Sep 8, 2009

Karzai's Election Fraud Jeapodizes's US Credibility & Mission


Evidence Of Ballot Fraud For Karzai Forces U.S. Into Action

By Matthew Rosenberg, Anand Gopal
Wall Street Journal
September 8, 2009

KABUL -- Evidence of electoral fraud on behalf of incumbent Afghan President Hamid Karzai has become so overwhelming, some U.S. and Western officials say, that they are scrambling to avoid a potential political crisis if he claims victory.
Afghanistan's election commission decided Monday that it will release a complete preliminary tally from the Aug. 20 presidential election, including votes tainted by fraud charges but not disqualified, a commission official said. Western officials now say they believe almost one of every six of Afghanistan's more than 25,000 polling stations is tainted by fraud, most of it on behalf of Mr. Karzai.

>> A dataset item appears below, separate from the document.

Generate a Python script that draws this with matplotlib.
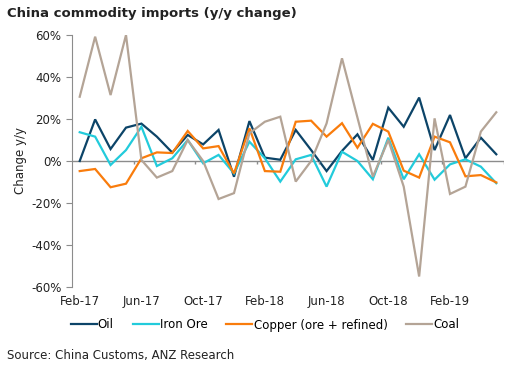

Including those votes, the preliminary tally is expected to show Mr. Karzai with more than 50% of the vote -- enough to avoid a runoff election, Afghan and Western officials say.

U.S. Ambassador Karl Eikenberry met Monday evening with Mr. Karzai and encouraged the president not to claim victory based on those results, said a U.S. official, while the U.S. also is pressing Afghan election officials to disqualify tainted votes before announcing a tally.

"The United States and the international community are looking to the Independent Electoral Commission to carry out its legal mandate to count all votes and to exclude all fraudulent votes," said Caitlin Hayden, a U.S. embassy spokeswoman in Kabul. "Anything less than rigorous vetting would call into question the credibility of the announced results."

If Afghan election officials don't change course, the U.S. wants Mr. Karzai to wait on United Nations-sponsored election-fraud investigators to examine the claims and certify the results, a process likely to take weeks, the official said. In that case, the U.S. -- concerned about the legitimacy of the election and the government -- could be largely dependent on the election investigators to declare enough fraud that Mr. Karzai is required to compete in a runoff to avoid widespread unrest.

The U.S. official who described the meeting with Mr. Karzai couldn't say how he reacted to the U.S. message. Karzai officials declined to discuss the meeting.

Since the election, the U.S. and its allies have walked a thin line between monitoring the daily count and any appearance of influencing the outcome. But as it has become apparent to U.S. officials that rampant allegations of electoral fraud were credible, the balancing act has become all the more difficult.
Afghan and Western officials fear the president will declare victory while the top challenger, former Foreign Minister Abdullah Abdullah, and other contenders reject the preliminary results.

A runoff election, slated for early October, would extricate the West from the current mess, but would also raise the prospect of trying to fix all the electoral problems seen in the first round, including hundreds of small attacks on polling places by the Taliban.

Another scenario U.S. officials are watching for is a potential power-sharing deal between Mr. Karzai and Dr. Abdullah. The two men aren't seen as very far apart ideologically, and a partnership could bring legitimacy to a new government. "Abdullah is perfectly capable of making a deal with Karzai," said another U.S. official. "One could wish things to happen this way."

While some fraudulent votes appear to have been cast for Dr. Abdullah and other opposition candidates, fraud committed in Mr. Karzai's favor appeared to run from ballot-stuffing to recording hundreds of thousands of votes at 500 to 800 fictitious polling sites that never opened, say Western and Afghan officials.

At many polling stations in the south and east, where Mr. Karzai is strongest, returns have been suspicious: neatly rounded figures like 500, 400 or 250, or tallies with "multiples more votes than people who voted," said a senior Western diplomat in Kabul.

Afghan election officials in the past day have removed some suspicious results posted on their Web site, including from two polling centers in which Mr. Karzai received all the votes cast. The commission said it also had excluded the results from 447 polling stations, many of which reported more votes than they had ballots.

According to results released Sunday, Mr. Karzai has 48.6% of the votes tallied so far.